Daimler Truck North America’s High Desert Proving Grounds in Madras, Oregon, will play an important part in testing and validation of the autonomous-ready Cascadia.
Waymo’s DiGrande cited as an example “shaker testing,” simulated vibration test where four weeks of testing are equal to 1 million real world miles. “How’s everything going to hold up with the additional mass and weight we’re adding? That equals about 10 months of testing at the proving grounds.” And before deploying software onto the base vehicle, for steering, brakes, low voltage system, a series of electric test benches have been built to test them before deploying them on the truck.
Waymo's Path Forward
Waymo is looking ahead to the next steps in commercializing its autonomous Driver. Today, said Sofman, Waymo owns and operates a test fleet of Cascadia trucks, putting a lot of miles on the road, both for development and to make its safety case.
“In parallel, we’re building relationships with customers that will run pilots, so we get to learn the operational best practices we need to be able to execute and learn how our product matches what customers expect.”
Next comes early fully autonomous deployment with no human driver in the cab.
“Then as we start to scale commercial deployment, we go from a Waymo-owned and -operated fleet to one where a customer would purchase a truck from Daimler that would have a Waymo Driver.”

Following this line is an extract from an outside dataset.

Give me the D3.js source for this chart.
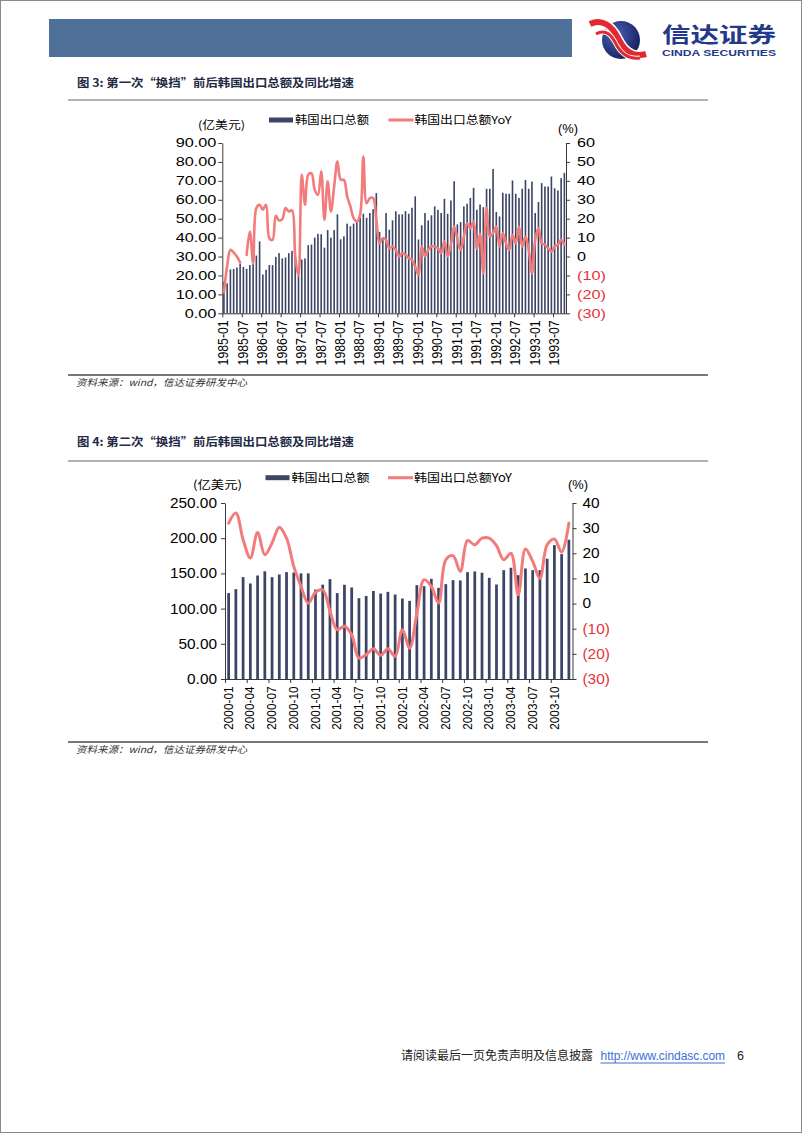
<!DOCTYPE html>
<html><head><meta charset="utf-8">
<script src="https://cdn.jsdelivr.net/npm/d3@7"></script>
<style>body{margin:0;background:#fff}svg{display:block}</style>
</head><body>
<svg id="page" width="802" height="1133"></svg>
<script>
// ---------------- DATA ----------------
// Chart 1: 1985-01 .. 1993-10 (monthly)
const start1 = [1985, 1];
const exports1 = [16.5,15.8,23.2,23.4,24.2,26.0,24.5,23.5,25.5,26.0,30.5,38.0,
  20.5,23.0,25.5,25.5,29.8,31.8,29.0,29.5,31.8,33.0,33.0,20.0,
  28.4,29.0,36.0,36.3,40.0,42.0,41.8,34.7,44.0,40.0,44.0,52.3,
  39.1,40.7,47.4,46.0,47.4,49.1,50.5,52.6,50.5,53.0,55.0,63.5,
  43.0,39.5,53.0,44.2,49.1,53.9,52.3,52.3,54.0,52.6,55.8,61.8,
  39.0,46.5,53.0,49.1,51.8,56.5,54.7,53.0,60.5,52.6,59.6,69.8,
  47.0,48.2,56.5,57.9,61.0,66.3,54.7,57.5,56.1,65.8,65.8,76.3,
  53.5,51.2,63.7,63.2,63.2,70.2,63.2,61.0,65.8,70.5,65.8,69.6,
  53.0,58.8,68.8,67.0,67.0,72.3,66.1,64.9,71.4,74.2];
const yoy1 = [-19,-5,3.5,2.1,0,-3.2,null,0.9,13.2,-3.5,25.6,27.4,
  24.7,27.4,9.7,8.8,21.5,19.1,19.8,25.6,23.8,24.4,0,-10,
  43.2,27.4,43.2,44,35.3,32.6,45,19.4,39.7,23.8,37,50.3,
  40.6,40.6,31.8,26.5,20.3,18.5,22,52.9,28.2,30.9,30.9,19.4,
  7.1,9.7,8.8,4.4,5.3,3.5,0,1.8,0.9,-0.9,-1.8,-5.3,
  -9.7,5.3,0,3.5,5.3,5.3,4.4,1.8,8,0,6.2,15.9,
  9.5,3.5,10.6,17.6,15,18.5,4,12,-9,25.6,10.6,12.4,
  15.9,5.3,12.4,7,3.5,11.5,7,15.9,5.3,10.6,3.5,-8.8,
  8.8,15,7,6.2,4.4,2.6,5.3,6.2,8.8,6.2];
const ticks1 = ["1985-01","1985-07","1986-01","1986-07","1987-01","1987-07","1988-01","1988-07",
  "1989-01","1989-07","1990-01","1990-07","1991-01","1991-07","1992-01","1992-07","1993-01","1993-07"];
const leftTicks1 = [0,10,20,30,40,50,60,70,80,90];
const rightTicks1 = [-30,-20,-10,0,10,20,30,40,50,60];

// Chart 2: 2000-01 .. 2003-12 (monthly)
const start2 = [2000, 1];
const exports2 = [122,127.6,144.7,135.7,147,153,144.7,148.5,151.8,151.3,150,150,
  127,134,141.8,122,133.8,130,114.8,118,125,121.4,123.8,120,
  114.3,111,133.3,131.9,142.3,129.5,134.7,140.4,140,151.8,152.8,150.9,
  143.7,134.2,154.6,158,147.5,157,154.6,154.6,170.8,190.2,177.4,197.8];
const yoy2 = [32,36,25.4,18.1,28.3,19.4,24.1,30.4,26,14.8,6.8,0.1,
  4.5,5.5,-3,-10.4,-9,-12.4,-21.7,-20.3,-18,-20.6,-18,-21,
  -10.4,-17.7,-4,9.5,6.8,0.2,17.4,19,12.8,25.1,23.4,26,
  26,23,17.4,20,3.5,21.7,16.8,10.1,23.4,25.7,20.5,32];
const ticks2 = ["2000-01","2000-04","2000-07","2000-10","2001-01","2001-04","2001-07","2001-10",
  "2002-01","2002-04","2002-07","2002-10","2003-01","2003-04","2003-07","2003-10"];
const leftTicks2 = [0,50,100,150,200,250];
const rightTicks2 = [-30,-20,-10,0,10,20,30,40];

const seriesNames = ["韩国出口总额", "韩国出口总额YoY"];

// ---------------- HELPERS ----------------
function monthRange(y, m, n) {
  const a = [];
  for (let i = 0; i < n; i++) {
    const yy = y + Math.floor((m - 1 + i) / 12), mm = (m - 1 + i) % 12 + 1;
    a.push(yy + "-" + String(mm).padStart(2, "0"));
  }
  return a;
}
const SANS = "'Liberation Sans', Arial, 'Noto Sans CJK SC', sans-serif";
const CJK = "'Noto Sans CJK SC', 'Liberation Sans', sans-serif";
const BAR = "#3d4566", LINE = "#f27b7b", RED = "#e8313b", AX = "#3a3a3a";

const svg = d3.select("#page");
svg.append("rect").attr("x",0).attr("y",0).attr("width",802).attr("height",1133).attr("fill","#fff");
svg.append("rect").attr("x",0.5).attr("y",0.5).attr("width",801).attr("height",1132)
  .attr("fill","none").attr("stroke","#8a8a8a").attr("stroke-width",1);

function stext(g, x, y, txt, o) {
  o = o || {};
  const t = g.append("text")
    .attr("transform", `translate(${x},${y}) scale(${o.sx||1},1)`)
    .attr("font-family", o.font || SANS)
    .attr("font-size", o.size || 12)
    .attr("fill", o.fill || "#000")
    .attr("text-anchor", o.anchor || "start")
    .attr("dy", o.dy || "0.35em")
    .text(txt);
  if (o.weight) t.attr("font-weight", o.weight);
  if (o.style) t.attr("font-style", o.style);
  if (o.len) t.attr("textLength", o.len).attr("lengthAdjust", "spacingAndGlyphs");
  return t;
}

// ---------------- HEADER ----------------
svg.append("rect").attr("x",49).attr("y",19).attr("width",523).attr("height",38).attr("fill","#4e7099");
const defs = svg.append("defs");
const rg = defs.append("radialGradient").attr("id","ball").attr("cx","35%").attr("cy","35%").attr("r","70%");
rg.append("stop").attr("offset","0%").attr("stop-color","#4a62b8");
rg.append("stop").attr("offset","100%").attr("stop-color","#16205e");
const logo = svg.append("g");
logo.append("circle").attr("cx",621).attr("cy",40).attr("r",19).attr("fill","url(#ball)");
logo.append("path").attr("d","M590,24 C602,18 612,26 618,38 C624,50 632,58 646,54")
  .attr("fill","none").attr("stroke","#fff").attr("stroke-width",9);
logo.append("path").attr("d","M590,24 C602,18 612,26 618,38 C624,50 632,58 646,54")
  .attr("fill","none").attr("stroke","#e02a2f").attr("stroke-width",6);
logo.append("path").attr("d","M596,34 C606,28 612,36 616,44 C620,52 628,60 640,58")
  .attr("fill","none").attr("stroke","#fff").attr("stroke-width",5);
logo.append("path").attr("d","M596,34 C606,28 612,36 616,44 C620,52 628,60 640,58")
  .attr("fill","none").attr("stroke","#e02a2f").attr("stroke-width",3);
stext(svg, 662, 34.5, "信达证券", {font: CJK, size: 21, weight: 700, fill: "#23398a", len: 114, sx: 1});
stext(svg, 662, 53.5, "CINDA SECURITIES", {size: 8.5, weight: 700, fill: "#23398a", len: 114});

// ---------------- CHART ----------------
function drawChart(c) {
  const g = svg.append("g");
  const cats = monthRange(c.start[0], c.start[1], c.bars.length);
  const n = cats.length;
  // title + rules
  stext(g, 77, c.titleY, c.title, {font: CJK, size: 11.5, weight: 700, fill: "#1f2b44", len: 277});
  g.append("line").attr("x1",68).attr("x2",708).attr("y1",c.ruleTop).attr("y2",c.ruleTop)
    .attr("stroke","#9a9a9a").attr("stroke-width",1.5);
  g.append("line").attr("x1",68).attr("x2",708).attr("y1",c.ruleBot).attr("y2",c.ruleBot)
    .attr("stroke","#4a4a4a").attr("stroke-width",1.5);
  stext(g, 76, c.ruleBot + 8, "资料来源：wind，信达证券研发中心",
    {font: CJK, size: 9.5, style: "italic", fill: "#333", len: 171});

  const xb = d3.scaleBand().domain(cats).range([c.x0, c.x1])
    .paddingInner(c.pad).paddingOuter(c.pad / 2).align(0.5);
  const xi = d3.scaleLinear().domain([0, n]).range([c.x0, c.x1]);
  const yL = d3.scaleLinear().domain([0, d3.max(c.leftTicks)]).range([c.yBot, c.yTop]);
  const yR = d3.scaleLinear().domain(d3.extent(c.rightTicks)).range([c.yBot, c.yTop]);

  // bars
  g.append("g").selectAll("rect").data(c.bars.map((v, i) => ({c: cats[i], v})))
    .join("rect")
    .attr("x", d => xb(d.c)).attr("width", xb.bandwidth())
    .attr("y", d => yL(d.v)).attr("height", d => yL(0) - yL(d.v))
    .attr("fill", BAR);

  // axes
  const ax = (sel) => { sel.selectAll("path,line").attr("stroke", AX).attr("stroke-width", 1); };
  const gl = g.append("g").attr("transform", `translate(${c.x0},0)`)
    .call(d3.axisLeft(yL).tickValues(c.leftTicks).tickSize(4).tickSizeOuter(0).tickFormat(d3.format(".2f")));
  ax(gl);
  gl.selectAll("text").remove();
  c.leftTicks.forEach(v => stext(g, c.x0 - c.leftGap, yL(v), d3.format(".2f")(v),
    {size: c.fs, sx: c.sx, anchor: "end"}));

  const gr = g.append("g").attr("transform", `translate(${c.x1},0)`)
    .call(d3.axisRight(yR).tickValues(c.rightTicks).tickSize(4).tickSizeOuter(0));
  ax(gr);
  gr.selectAll("text").remove();
  c.rightTicks.forEach(v => stext(g, c.x1 + c.rightGap, yR(v), v < 0 ? `(${-v})` : String(v),
    {size: c.fs, sx: c.sx, fill: v < 0 ? RED : "#000"}));

  const tickIdx = c.ticks.map(t => cats.indexOf(t));
  const gb = g.append("g").attr("transform", `translate(0,${c.yBot})`)
    .call(d3.axisBottom(xi).tickValues(tickIdx).tickSize(4).tickSizeOuter(0).tickFormat(""));
  ax(gb);
  tickIdx.forEach((ti, k) => {
    g.append("text")
      .attr("transform", `translate(${xi(ti) + c.xlabDx},${c.yBot + c.xlabTop}) scale(${c.xsx},1) rotate(-90)`)
      .attr("font-family", SANS).attr("font-size", c.xfs).attr("text-anchor", "end")
      .attr("dy", "0.35em").text(c.ticks[k]);
  });

  // line
  const line = d3.line()
    .defined(d => d.v != null)
    .x(d => xb(d.c) + xb.bandwidth() / 2)
    .y(d => yR(d.v))
    .curve(d3.curveCatmullRom.alpha(0.5));
  g.append("path").datum(c.yoy.map((v, i) => ({c: cats[i], v})))
    .attr("d", line).attr("fill", "none").attr("stroke", LINE)
    .attr("stroke-width", c.lw).attr("stroke-linejoin", "round").attr("stroke-linecap", "round");

  // units
  stext(g, c.unitL[0], c.unitL[1], "(亿美元)", {font: CJK, size: c.lfs, len: c.unitL[2]});
  stext(g, c.unitR[0], c.unitR[1], "(%)", {font: SANS, size: c.lfs + 1, len: c.unitR[2]});

  // legend
  const L = c.legend;
  g.append("rect").attr("x", L.bx).attr("y", L.y - 2.5).attr("width", 24).attr("height", 5).attr("fill", BAR);
  stext(g, L.bx + 26, L.y, seriesNames[0], {font: CJK, size: c.lfs, len: L.t1});
  g.append("line").attr("x1", L.lx).attr("x2", L.lx + 25).attr("y1", L.y).attr("y2", L.y)
    .attr("stroke", LINE).attr("stroke-width", 3);
  stext(g, L.lx + 26, L.y, seriesNames[1], {font: CJK, size: c.lfs, len: L.t2});
}

drawChart({
  title: "图 3: 第一次“换挡”前后韩国出口总额及同比增速", titleY: 83, ruleTop: 100, ruleBot: 375,
  start: start1, bars: exports1, yoy: yoy1, ticks: ticks1,
  leftTicks: leftTicks1, rightTicks: rightTicks1,
  x0: 222.3, x1: 566, yTop: 143, yBot: 313.3, pad: 0.5,
  fs: 12.5, sx: 1.3, leftGap: 6, rightGap: 11, xfs: 12.3, xsx: 1.15, xlabDx: 1, xlabTop: 7,
  lw: 2.6, lfs: 11,
  unitL: [198, 125, 47], unitR: [558, 129, 20],
  legend: {y: 120, bx: 269, lx: 388.5, t1: 74, t2: 97}
});

drawChart({
  title: "图 4: 第二次“换挡”前后韩国出口总额及同比增速", titleY: 442, ruleTop: 461, ruleBot: 742,
  start: start2, bars: exports2, yoy: yoy2, ticks: ticks2,
  leftTicks: leftTicks2, rightTicks: rightTicks2,
  x0: 225, x1: 572.5, yTop: 503, yBot: 679, pad: 0.62,
  fs: 14, sx: 1.1, leftGap: 8, rightGap: 10, xfs: 11.8, xsx: 1.15, xlabDx: 3, xlabTop: 7.5,
  lw: 3, lfs: 11.5,
  unitL: [193, 485, 49], unitR: [568, 485, 20],
  legend: {y: 477.7, bx: 265.5, lx: 388, t1: 78, t2: 98}
});

// ---------------- FOOTER ----------------
stext(svg, 401, 1056, "请阅读最后一页免责声明及信息披露", {font: CJK, size: 12, fill: "#222", len: 192});
stext(svg, 600.5, 1056, "http://www.cindasc.com", {size: 12.5, fill: "#3b6fd0", len: 124.5});
svg.append("line").attr("x1", 600.5).attr("x2", 725).attr("y1", 1063).attr("y2", 1063)
  .attr("stroke", "#3b6fd0").attr("stroke-width", 1);
stext(svg, 737, 1056, "6", {size: 12.5, fill: "#222"});
</script>
</body></html>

Eventually, Sofman explained, with enough scale, the full build of the truck would happen at the Daimler factory, with Waymo supplying the Waymo Driver components.
“At the moment, the trucks we’ve built that will be hitting the road were built in our Waymo Detroit facility,” said DiGrande, with Freightliner shipping the Waymo-ready truck to its facility for installation of the Waymo Driver system.